Le problème pourrait éventuellement trouver une solution avec l’Iran si la communauté internationale lui assurait un corridor d’accès à la Méditerranée passant par le sud « des » Kurdistan irakien et syrien pour rejoindre un « Chiistan » syrien qui engloberait l’ouest de la Syrie. Bien sûr, ce projet rencontrerait l’opposition farouche d’Israël qui considèrerait que cela augmenterait la menace que fait peser le Hezbollah libanais diligenté par Téhéran et mis en œuvre par Damas. Conclusion partielle : il est indispensable de faire retomber la pression entre l’Iran et Israël et, rêvons une seconde, que ces deux États fassent la paix pour trouver un début de solution à ce qui déchire le Proche-Orient aujourd’hui : la guerre civile avec toutes les horreurs qui l’accompagnent. Mais pour cela, il est indispensable que la question palestinienne trouve une issue. Ce n'est même plus du domaine du rêve...
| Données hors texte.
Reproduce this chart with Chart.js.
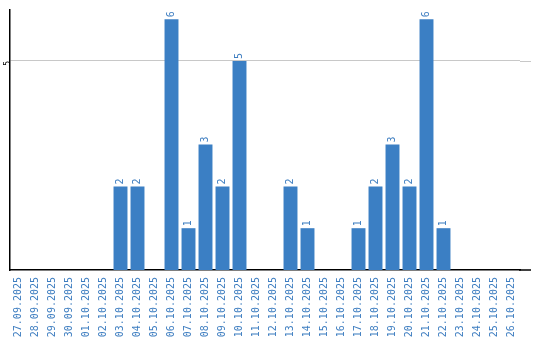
<!DOCTYPE html>
<html>
<head>
<meta charset="utf-8">
<script src="https://cdn.jsdelivr.net/npm/chart.js@4/dist/chart.umd.min.js"></script>
<style>
html,body{margin:0;padding:0;background:#fff;}
#wrap{width:540px;height:340px;position:relative;}
</style>
</head>
<body>
<div id="wrap"><canvas id="c" width="540" height="340"></canvas></div>
<script>
const categories = ["27.09.2025","28.09.2025","29.09.2025","30.09.2025","01.10.2025","02.10.2025","03.10.2025","04.10.2025","05.10.2025","06.10.2025","07.10.2025","08.10.2025","09.10.2025","10.10.2025","11.10.2025","12.10.2025","13.10.2025","14.10.2025","15.10.2025","16.10.2025","17.10.2025","18.10.2025","19.10.2025","20.10.2025","21.10.2025","22.10.2025","23.10.2025","24.10.2025","25.10.2025","26.10.2025"];
const counts = [0,0,0,0,0,0,2,2,0,6,1,3,2,5,0,0,2,1,0,0,1,2,3,2,6,1,0,0,0,0];
const yTickValues = [5];
const yMax = 6.22;

const BLUE = 'rgb(59,127,196)';
const LABEL_BLUE = 'rgb(61,125,192)';
const FONT = '"DejaVu Sans Mono", monospace';
const EXTRA_RIGHT = 11;

const valueLabels = {
  id: 'valueLabels',
  beforeDatasetsDraw(chart) {
    const ctx = chart.ctx;
    const a = chart.chartArea;
    const y = chart.scales.y;
    ctx.save();
    ctx.strokeStyle = '#c8c8c8';
    ctx.lineWidth = 1;
    yTickValues.forEach(v => {
      const py = Math.round(y.getPixelForValue(v)) + 0.5;
      ctx.beginPath();
      ctx.moveTo(a.right, py);
      ctx.lineTo(a.right + EXTRA_RIGHT, py);
      ctx.stroke();
    });
    ctx.strokeStyle = '#000';
    ctx.lineWidth = 1.5;
    const by = y.getPixelForValue(0);
    ctx.beginPath();
    ctx.moveTo(a.right - 1, by);
    ctx.lineTo(a.right + EXTRA_RIGHT, by);
    ctx.stroke();
    ctx.restore();
  },
  afterDatasetsDraw(chart) {
    const ctx = chart.ctx;
    const meta = chart.getDatasetMeta(0);
    ctx.save();
    ctx.fillStyle = LABEL_BLUE;
    ctx.font = '10px ' + FONT;
    ctx.textAlign = 'left';
    ctx.textBaseline = 'middle';
    meta.data.forEach((bar, i) => {
      const v = chart.data.datasets[0].data[i];
      if (!v) return;
      ctx.save();
      ctx.translate(bar.x, bar.y - 2);
      ctx.rotate(-Math.PI / 2);
      ctx.fillText(String(v), 0, 0);
      ctx.restore();
    });
    ctx.restore();
  }
};

new Chart(document.getElementById('c'), {
  type: 'bar',
  data: {
    labels: categories,
    datasets: [{
      data: counts,
      backgroundColor: BLUE,
      borderWidth: 0,
      barPercentage: 0.82,
      categoryPercentage: 1.0
    }]
  },
  options: {
    responsive: false,
    animation: false,
    devicePixelRatio: 1,
    layout: { padding: { top: 10, right: 20, left: 0, bottom: 0 } },
    plugins: { legend: { display: false }, tooltip: { enabled: false } },
    scales: {
      x: {
        grid: { display: false, drawTicks: false },
        border: { display: true, color: '#000', width: 1.5 },
        ticks: {
          color: LABEL_BLUE,
          font: { family: FONT, size: 10 },
          minRotation: 90, maxRotation: 90,
          autoSkip: false,
          padding: 7
        },
        afterFit(s) { s.height = 70; }
      },
      y: {
        min: 0, max: yMax,
        grid: { color: '#c8c8c8', drawTicks: false, lineWidth: 1 },
        border: { display: true, color: '#000', width: 1.5 },
        ticks: {
          color: '#000',
          font: { family: FONT, size: 8 },
          minRotation: 90, maxRotation: 90,
          padding: 2
        },
        afterBuildTicks(s) { s.ticks = yTickValues.map(v => ({ value: v })); },
        afterFit(s) { s.width = 10; }
      }
    }
  },
  plugins: [valueLabels]
});
</script>
</body>
</html>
On l’aura compris, la situation inextricable à multiples entrées qui prévaut au Proche-Orient est insoluble dans un avenir proche. Les premières victimes en sont les populations civiles qui payent le prix fort les ambitions des chefs de guerre locaux et l’impossibilité matérielle et humaine de la communauté internationale à s’impliquer plus avant. Certes, des va-t’en guerre donnent de la voix mais pour envoyer les autres au casse-pipes. La seule solution passe par les négociations avec toutes les parties, même si certaines sont jugées comme infréquentables aujourd’hui. Le dogmatisme idéologique ne fait que prolonger les souffrances des plus démunis. Et tout cela va pendre un temps fou!